More than all the things I listed above, I want to be a woman at rest in who she is and where she is. I want to be a woman who can ensure that her laudable desire for excellence doesn’t turn into perfectionism. I want to be okay with screwing this whole therapist thing up, and having to learn from that. I want to be okay with messing up and being a mess. And I don’t want to lose sight of the things I hold most dear in light of living up to these expectations. I love, more than many other things, long, organic, heartfelt conversations. A woman far too concerned with graduating in two years with a 4.0 has no time for people and long conversations. And I have no time for that woman.

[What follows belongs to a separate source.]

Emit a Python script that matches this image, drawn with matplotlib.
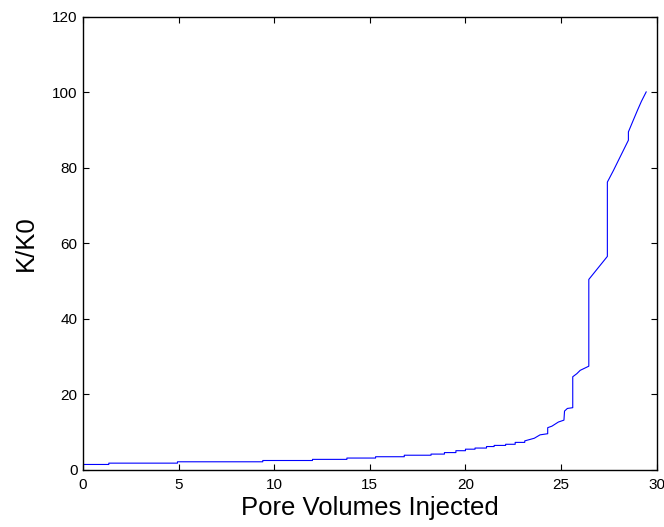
import matplotlib.pyplot as plt

plt.rcParams['font.family'] = ['Liberation Sans', 'DejaVu Sans']

# K/K0 versus pore volumes injected (step corners included)
pv = [0, 1.35, 1.35, 4.94, 4.94, 9.4, 9.4, 12.0, 12.0, 13.8, 13.8, 15.3, 15.3,
      16.8, 16.8, 18.2, 18.2, 18.9, 18.9, 19.5, 19.5, 20.0, 20.0, 20.5, 20.5,
      21.1, 21.1, 21.5, 21.5, 22.1, 22.1, 22.6, 22.6, 23.1, 23.1, 23.6, 23.9,
      24.3, 24.3, 24.52, 24.86, 25.15, 25.18, 25.33, 25.61, 25.61, 25.82,
      26.0, 26.45, 26.45, 27.42, 27.42, 27.74, 28.1, 28.52, 28.52, 28.75,
      29.0, 29.2, 29.45]
kk0 = [1.35, 1.35, 1.7, 1.7, 2.06, 2.06, 2.4, 2.4, 2.7, 2.7, 3.05, 3.05, 3.4,
       3.4, 3.8, 3.8, 4.1, 4.1, 4.5, 4.5, 5.0, 5.0, 5.4, 5.4, 5.7,
       5.7, 6.1, 6.1, 6.4, 6.4, 6.7, 6.7, 7.2, 7.2, 7.6, 8.3, 9.2,
       9.5, 11.1, 11.5, 12.6, 13.1, 15.5, 16.2, 16.4, 24.6, 25.4,
       26.3, 27.4, 50.4, 56.5, 76.2, 79.3, 83.0, 87.3, 89.5, 92.3,
       95.3, 97.6, 100.1]

fig = plt.figure(figsize=(6.64, 5.27), dpi=100)
ax = fig.add_axes([0.125, 0.109, 0.864, 0.859])
ax.plot(pv, kk0, color='#0000ff', linewidth=0.8)

ax.set_xlim(0, 30)
ax.set_ylim(0, 120)
ax.set_xticks(range(0, 31, 5))
ax.set_yticks(range(0, 121, 20))
ax.tick_params(direction='in', length=4, width=0.8, top=True, right=True,
               labelsize=11)
ax.tick_params(axis='x', pad=6)
ax.tick_params(axis='y', pad=4)
for s in ax.spines.values():
    s.set_linewidth(1.0)

ax.set_xlabel('Pore Volumes Injected', fontsize=18.5, labelpad=3)
ax.set_ylabel('K/K0', fontsize=18.5, labelpad=10)

fig.savefig('out.png', dpi=100)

So this year, I’m unclenching my fists for Lent. I’m giving up my desire for control and perfection, and I’m reminding myself that my identity doesn’t lie among the many hats I wear, or the title that will eventually be behind my name. My identity is first and foremost found in the Love that set me free, and if I let him, he’ll quiet my frenzied attempts at perfection with that love.

Today, instead of studying for a test, I baked tiramisu cupcakes with my neighbor and laughed at her “That’s what she said” jokes hysterically. It felt good to laugh. It felt good to be. And it felt heavenly to eat those cupcakes.